Stated exercise >> For this exercise, output only the lines between the "Rebuild this chart" line and the "const GRID = '#dcdcdc';" line, both of them included, and skip all pictures.

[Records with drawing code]
________________________________________

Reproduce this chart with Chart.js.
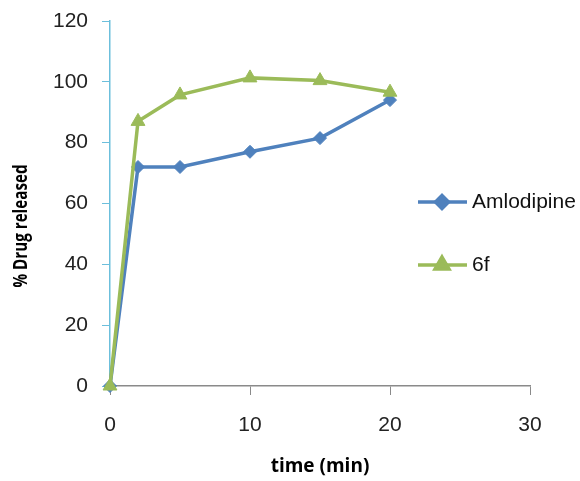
<!DOCTYPE html>
<html>
<head>
<meta charset="utf-8">
<script src="https://cdn.jsdelivr.net/npm/chart.js@4"></script>
<style>
  html, body { margin: 0; padding: 0; background: #fff; }
  #wrap { width: 580px; height: 481px; }
</style>
</head>
<body>
<div id="wrap"><canvas id="releaseChart"></canvas></div>
<script>
// data
const timeMin = [0, 2, 5, 10, 15, 20];
const amlodipine = [0, 72, 72, 77, 81.5, 94];
const sixF = [0, 87, 95.7, 101.3, 100.4, 96.6];
const seriesNames = ['Amlodipine', '6f'];
const xTicks = [0, 10, 20, 30];
const yTicks = [0, 20, 40, 60, 80, 100, 120];

const blue = '#4f81bd';
const green = '#9bbb59';

function toPoints(ys) {
  return timeMin.map((t, i) => ({ x: t, y: ys[i] }));
}

// legend and y title drawn by hand so they sit where the original has them
const extras = {
  id: 'extras',
  afterDraw(chart) {
    const ctx = chart.ctx;
    ctx.save();
    const rows = [202, 265];
    chart.data.datasets.forEach((ds, i) => {
      const y = rows[i];
      ctx.strokeStyle = ds.borderColor;
      ctx.lineWidth = 3.5;
      ctx.beginPath();
      ctx.moveTo(418, y);
      ctx.lineTo(467, y);
      ctx.stroke();
      ctx.fillStyle = ds.backgroundColor;
      Chart.helpers.drawPoint(ctx, {
        pointStyle: ds.pointStyle,
        radius: ds.pointRadius,
        borderWidth: 1
      }, 442, y);
      ctx.fillStyle = '#111';
      ctx.font = '21px "Liberation Sans"';
      ctx.textBaseline = 'middle';
      ctx.textAlign = 'left';
      ctx.fillText(ds.label, 472, y);
    });

    ctx.translate(22, 226);
    ctx.rotate(-Math.PI / 2);
    ctx.scale(0.8, 1);
    ctx.font = 'bold 19px "Open Sans"';
    ctx.fillStyle = '#000';
    ctx.textAlign = 'center';
    ctx.textBaseline = 'middle';
    ctx.fillText('% Drug released', 0, 0);
    ctx.restore();
  }
};

new Chart(document.getElementById('releaseChart'), {
  type: 'line',
  data: {
    datasets: [{
      label: seriesNames[0],
      data: toPoints(amlodipine),
      borderColor: blue,
      backgroundColor: blue,
      borderWidth: 3.5,
      pointStyle: 'rectRot',
      pointRadius: 6.5,
      pointBorderWidth: 1,
      clip: false,
      order: 1
    }, {
      label: seriesNames[1],
      data: toPoints(sixF),
      borderColor: green,
      backgroundColor: green,
      borderWidth: 3.5,
      pointStyle: 'triangle',
      pointRadius: 8,
      pointBorderWidth: 1,
      clip: false,
      order: 0
    }]
  },
  options: {
    responsive: true,
    maintainAspectRatio: false,
    animation: false,
    layout: { padding: { top: 21, right: 50, left: 0, bottom: 0 } },
    plugins: {
      legend: { display: false },
      tooltip: { enabled: false }
    },
    scales: {
      x: {
        type: 'linear',
        min: 0,
        max: 30,
        afterBuildTicks(scale) {
          scale.ticks = xTicks.map(v => ({ value: v }));
        },
        afterFit(scale) { scale.height = 95; },
        grid: {
          drawOnChartArea: false,
          drawTicks: true,
          tickLength: 9,
          color: '#8a8a8a'
        },
        border: { color: '#8a8a8a', width: 1.5 },
        ticks: {
          padding: 18,
          color: '#222',
          font: { family: 'Liberation Sans', size: 21 }
        },
        title: {
          display: true,
          text: 'time (min)',
          color: '#000',
          font: { family: 'Open Sans', size: 19, weight: 'bold' },
          padding: { top: 0, bottom: 3 }
        }
      },
      y: {
        min: 0,
        max: 120,
        afterBuildTicks(scale) {
          scale.ticks = yTicks.map(v => ({ value: v }));
        },
        afterFit(scale) {
          scale.width = 110;
          scale.paddingTop = 0;
          scale.paddingBottom = 0;
        },
        grid: {
          drawOnChartArea: false,
          drawTicks: true,
          tickLength: 8,
          color: '#6cbfdc'
        },
        border: { color: '#6cbfdc', width: 1.5 },
        ticks: {
          padding: 14,
          color: '#222',
          font: { family: 'Liberation Sans', size: 21 }
        }
      }
    }
  },
  plugins: [extras]
});
</script>
</body>
</html>
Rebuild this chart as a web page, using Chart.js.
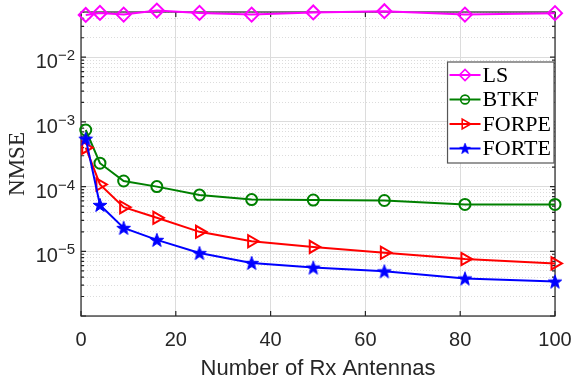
<!DOCTYPE html>
<html>
<head>
<meta charset="utf-8">
<script src="https://cdn.jsdelivr.net/npm/chart.js@4.4.1/dist/chart.umd.min.js"></script>
<style>
  html, body { margin: 0; padding: 0; background: #fff; }
</style>
</head>
<body>
<canvas id="chart" width="571" height="382"></canvas>
<script>
// NMSE vs number of receive antennas
const antennas = [1, 4, 9, 16, 25, 36, 49, 64, 81, 100];
const nmseLS    = [0.045, 0.0484, 0.0456, 0.0526, 0.0484, 0.0456, 0.0492, 0.0515, 0.0456, 0.048];
const nmseBTKF  = [7.5e-4, 2.3e-4, 1.22e-4, 1.0e-4, 7.4e-5, 6.3e-5, 6.2e-5, 6.1e-5, 5.3e-5, 5.3e-5];
const nmseFORPE = [4.0e-4, 1.08e-4, 4.8e-5, 3.3e-5, 2.0e-5, 1.43e-5, 1.17e-5, 9.5e-6, 7.6e-6, 6.5e-6];
const nmseFORTE = [5.5e-4, 5.2e-5, 2.3e-5, 1.5e-5, 9.4e-6, 6.6e-6, 5.6e-6, 4.9e-6, 3.8e-6, 3.4e-6];

const xTicks = [0, 20, 40, 60, 80, 100];
const yLabelExps = [-5, -4, -3, -2];
const yMin = 1e-6, yMax = 5e-2;

const AXIS = '#262626';
const GRID = '#dcdcdc';

// 1..9 x 10^n between the limits
const yTickValues = [];
for (let e = -6; e <= -2; e++) {
    for (let m = 1; m <= 9; m++) {
        const v = Number((m * Math.pow(10, e)).toPrecision(3));
        if (v <= yMax * 1.0001) yTickValues.push(v);
    }
}
const isDecade = v => Math.abs(Math.log10(v) - Math.round(Math.log10(v))) < 1e-9;

// filled pentagram marker
const star = document.createElement('canvas');
star.width = 18; star.height = 18;
(() => {
    const c = star.getContext('2d');
    c.beginPath();
    for (let i = 0; i < 10; i++) {
        const r = i % 2 === 0 ? 7.2 : 2.9;
        const a = -Math.PI / 2 + i * Math.PI / 5;
        const px = 9 + r * Math.cos(a), py = 9.6 + r * Math.sin(a);
        i === 0 ? c.moveTo(px, py) : c.lineTo(px, py);
    }
    c.closePath();
    c.fillStyle = '#0000ff';
    c.strokeStyle = '#0000ff';
    c.lineWidth = 1;
    c.fill();
    c.stroke();
})();

const toPoints = vals => antennas.map((x, i) => ({x: x, y: vals[i]}));

const datasets = [
    {label: 'LS', data: toPoints(nmseLS), borderColor: '#ff00ff', pointStyle: 'rectRot', pointRadius: 7, order: 4},
    {label: 'BTKF', data: toPoints(nmseBTKF), borderColor: '#008000', pointStyle: 'circle', pointRadius: 5.5, order: 3},
    {label: 'FORPE', data: toPoints(nmseFORPE), borderColor: '#ff0000', pointStyle: 'triangle', pointRotation: 90, pointRadius: 7, order: 2},
    {label: 'FORTE', data: toPoints(nmseFORTE), borderColor: '#0000ff', pointStyle: star, pointRadius: 7, order: 1}
].map(d => Object.assign({
    borderWidth: 2,
    pointBorderWidth: 2,
    pointBorderColor: d.borderColor,
    pointBackgroundColor: 'rgba(0,0,0,0)',
    tension: 0,
    clip: false
}, d));

// box + inward ticks, under the data
const framePlugin = {
    id: 'frame',
    beforeDatasetsDraw(chart) {
        const {ctx, chartArea: a, scales} = chart;
        ctx.save();
        ctx.strokeStyle = AXIS;
        ctx.lineWidth = 1.2;
        ctx.strokeRect(a.left, a.top, a.right - a.left, a.bottom - a.top);
        ctx.beginPath();
        scales.x.ticks.forEach(t => {
            const x = scales.x.getPixelForValue(t.value);
            ctx.moveTo(x, a.bottom); ctx.lineTo(x, a.bottom - 5);
            ctx.moveTo(x, a.top); ctx.lineTo(x, a.top + 5);
        });
        scales.y.ticks.forEach(t => {
            const y = scales.y.getPixelForValue(t.value);
            const len = isDecade(t.value) ? 5 : 3;
            ctx.moveTo(a.left, y); ctx.lineTo(a.left + len, y);
            ctx.moveTo(a.right, y); ctx.lineTo(a.right - len, y);
        });
        ctx.stroke();
        ctx.restore();
    }
};

// 10^n labels with raised exponent
const expLabelPlugin = {
    id: 'expLabels',
    afterDraw(chart) {
        const ctx = chart.ctx, s = chart.scales.y;
        const xr = chart.chartArea.left - 6;
        ctx.save();
        ctx.fillStyle = AXIS;
        ctx.textAlign = 'right';
        ctx.textBaseline = 'alphabetic';
        yLabelExps.forEach(e => {
            const y = s.getPixelForValue(Math.pow(10, e));
            const sup = '\u2212' + Math.abs(e);
            ctx.font = '15px "Liberation Sans"';
            const w = ctx.measureText(sup).width;
            ctx.fillText(sup, xr, y + 3);
            ctx.font = '20px "Liberation Sans"';
            ctx.fillText('10', xr - w, y + 11);
        });
        ctx.restore();
    }
};

// boxed legend in the upper right of the plot
const boxLegendPlugin = {
    id: 'boxLegend',
    afterDraw(chart) {
        const ctx = chart.ctx, a = chart.chartArea;
        const sets = chart.data.datasets;
        ctx.save();
        ctx.font = '22px "Liberation Serif"';
        const textW = Math.max(...sets.map(d => ctx.measureText(d.label).width));
        const rowH = 24.5, lineLen = 31;
        const w = 2 + lineLen + 2 + textW + 3;
        const h = rowH * sets.length + 3;
        const right = a.right - 1, top = a.top + 50;
        const left = right - w;
        ctx.fillStyle = '#fff';
        ctx.fillRect(left, top, w, h);
        ctx.strokeStyle = '#555';
        ctx.lineWidth = 1.2;
        ctx.strokeRect(left, top, w, h);
        sets.forEach((d, i) => {
            const cy = top + 13 + i * rowH;
            const x0 = left + 2;
            ctx.strokeStyle = d.borderColor;
            ctx.lineWidth = d.borderWidth;
            ctx.beginPath();
            ctx.moveTo(x0, cy);
            ctx.lineTo(x0 + lineLen, cy);
            ctx.stroke();
            // legend markers are a bit smaller than the plotted ones
            ctx.save();
            ctx.translate(x0 + lineLen / 2, cy);
            ctx.scale(0.8, 0.8);
            ctx.fillStyle = d.pointBackgroundColor;
            ctx.lineWidth = d.pointBorderWidth;
            Chart.helpers.drawPoint(ctx, {
                pointStyle: d.pointStyle,
                radius: d.pointRadius,
                rotation: d.pointRotation || 0,
                borderWidth: d.pointBorderWidth
            }, 0, 0);
            ctx.restore();
            ctx.fillStyle = '#000';
            ctx.textAlign = 'left';
            ctx.textBaseline = 'middle';
            ctx.fillText(d.label, x0 + lineLen + 2, cy + 1);
        });
        ctx.restore();
    }
};

Chart.defaults.font.family = '"Liberation Sans", Arial, sans-serif';

new Chart(document.getElementById('chart'), {
    type: 'line',
    data: {datasets: datasets},
    options: {
        responsive: false,
        animation: false,
        devicePixelRatio: 1,
        layout: {padding: {top: 12, right: 16, left: 0, bottom: 0}},
        plugins: {legend: {display: false}, tooltip: {enabled: false}},
        scales: {
            x: {
                type: 'linear',
                min: 0,
                max: 100,
                afterBuildTicks: s => { s.ticks = xTicks.map(v => ({value: v})); },
                ticks: {font: {size: 20}, color: AXIS, padding: 12, maxRotation: 0, autoSkip: false},
                grid: {color: GRID, drawTicks: false},
                border: {display: false},
                title: {display: true, text: 'Number of Rx Antennas', font: {size: 22}, color: AXIS, padding: 0},
                // end labels may overhang the plot edges
                afterFit: s => { s.height = 66; s.paddingLeft = 0; s.paddingRight = 0; }
            },
            y: {
                type: 'logarithmic',
                position: 'left',
                min: yMin,
                max: yMax,
                afterBuildTicks: s => { s.ticks = yTickValues.map(v => ({value: v})); },
                ticks: {display: false},
                grid: {color: c => isDecade(c.tick.value) ? GRID : 'rgba(0,0,0,0)', drawTicks: false},
                border: {display: false},
                title: {display: true, text: 'NMSE', font: {family: '"Liberation Serif", serif', size: 23}, color: AXIS, padding: {top: 4, bottom: 0}},
                afterFit: s => { s.width = 81; }
            },
            yMinor: {
                type: 'logarithmic',
                position: 'left',
                min: yMin,
                max: yMax,
                afterBuildTicks: s => { s.ticks = yTickValues.map(v => ({value: v})); },
                ticks: {display: false},
                grid: {color: c => isDecade(c.tick.value) ? 'rgba(0,0,0,0)' : GRID, drawTicks: false},
                border: {display: false, dash: [1, 2]},
                afterFit: s => { s.width = 0; }
            }
        }
    },
    plugins: [framePlugin, expLabelPlugin, boxLegendPlugin]
});
</script>
</body>
</html>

________________________________________

Solution for this problem >>
Rebuild this chart as a web page, using Chart.js.
<!DOCTYPE html>
<html>
<head>
<meta charset="utf-8">
<script src="https://cdn.jsdelivr.net/npm/chart.js@4.4.1/dist/chart.umd.min.js"></script>
<style>
  html, body { margin: 0; padding: 0; background: #fff; }
</style>
</head>
<body>
<canvas id="chart" width="571" height="382"></canvas>
<script>
// NMSE vs number of receive antennas
const antennas = [1, 4, 9, 16, 25, 36, 49, 64, 81, 100];
const nmseLS    = [0.045, 0.0484, 0.0456, 0.0526, 0.0484, 0.0456, 0.0492, 0.0515, 0.0456, 0.048];
const nmseBTKF  = [7.5e-4, 2.3e-4, 1.22e-4, 1.0e-4, 7.4e-5, 6.3e-5, 6.2e-5, 6.1e-5, 5.3e-5, 5.3e-5];
const nmseFORPE = [4.0e-4, 1.08e-4, 4.8e-5, 3.3e-5, 2.0e-5, 1.43e-5, 1.17e-5, 9.5e-6, 7.6e-6, 6.5e-6];
const nmseFORTE = [5.5e-4, 5.2e-5, 2.3e-5, 1.5e-5, 9.4e-6, 6.6e-6, 5.6e-6, 4.9e-6, 3.8e-6, 3.4e-6];

const xTicks = [0, 20, 40, 60, 80, 100];
const yLabelExps = [-5, -4, -3, -2];
const yMin = 1e-6, yMax = 5e-2;

const AXIS = '#262626';
const GRID = '#dcdcdc';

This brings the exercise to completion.